ANCL’s counsel countered that Section 18 uses the expansive phrase “any party to a dispute” and not merely “supplier”, that registration is directory and that IOCL had participated in the Council proceedings without protest. He urged that an efficacious alternative remedy ie., appeal under Section 13 of the Commercial Courts Act existed, so the writ was barred by the alternative remedy rule.

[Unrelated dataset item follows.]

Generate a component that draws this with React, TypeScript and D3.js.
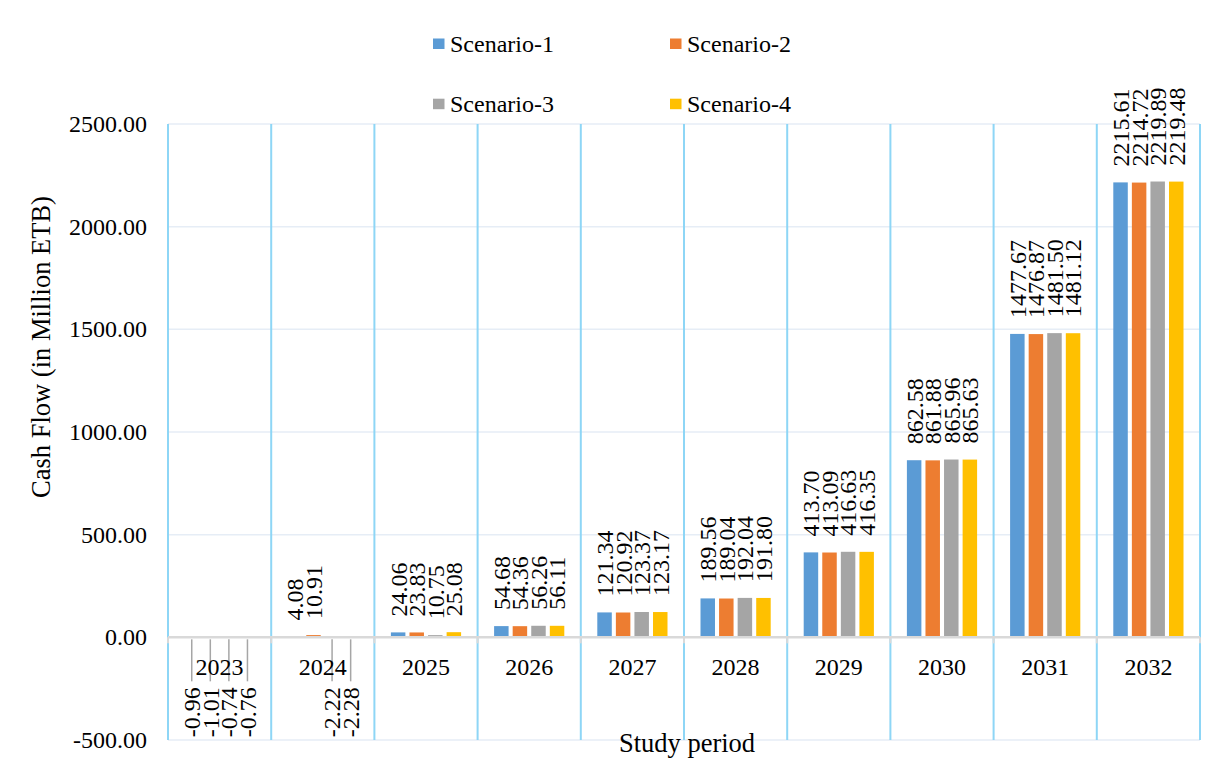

Justice Panigrahi analysed the controversy into a single question: whether the impugned execution orders deserved interference once it was clear that the award sprang from a tribunal lacking inherent jurisdiction. A meticulous examination of the tender documents convinced him that the contract was “textbook EPC”: design, engineering, supply, fabrication, civil foundations, dyke walls, cathodic protection, testing and commissioning all for a 30,000kL storage tank. Citing Kone Elevators, Larsen & Toubro and a catena of High Court precedents, he held that such composite obligations are sui generis and cannot be bifurcated into goods and services to force fit the MSMED Act. The discretionary nature of registration under Section 8, he added, could not salvage a claim whose core fell outside the statute.
On maintainability the judge recalled that while Article 226 powers are normally exercised sparingly where an alternative remedy exists, a tribunal acting wholly without jurisdiction is one of the three classical exceptions. Since the award was “stillborn”, the executing court ought to have refused to lend it life; allowing Section 47 objections would have amounted to reopening the very validity of the decree something an execution forum cannot do. He therefore allowed the writ, set aside the award and declared Execution Case No. 585 of 2023 infructuous, though he left the parties free to pursue any remedies available under general law.
The Paradip tank litigation should serve as a cautionary beacon. For MSMEs it is a reminder that the Facilitation Council is a shield for straight forward sale or service defaults, not a sword to unlock complex, performance oriented EPC claims. For purchasers especially public sector giants it reassures that works contracts will not be dragooned into arbitration simply because the counterparty later stitches on an MSME label. And for courts, the judgment reiterates a basic principle: jurisdiction is the oxygen of every adjudication; without it, even the most meticulously reasoned award is dead on arrival.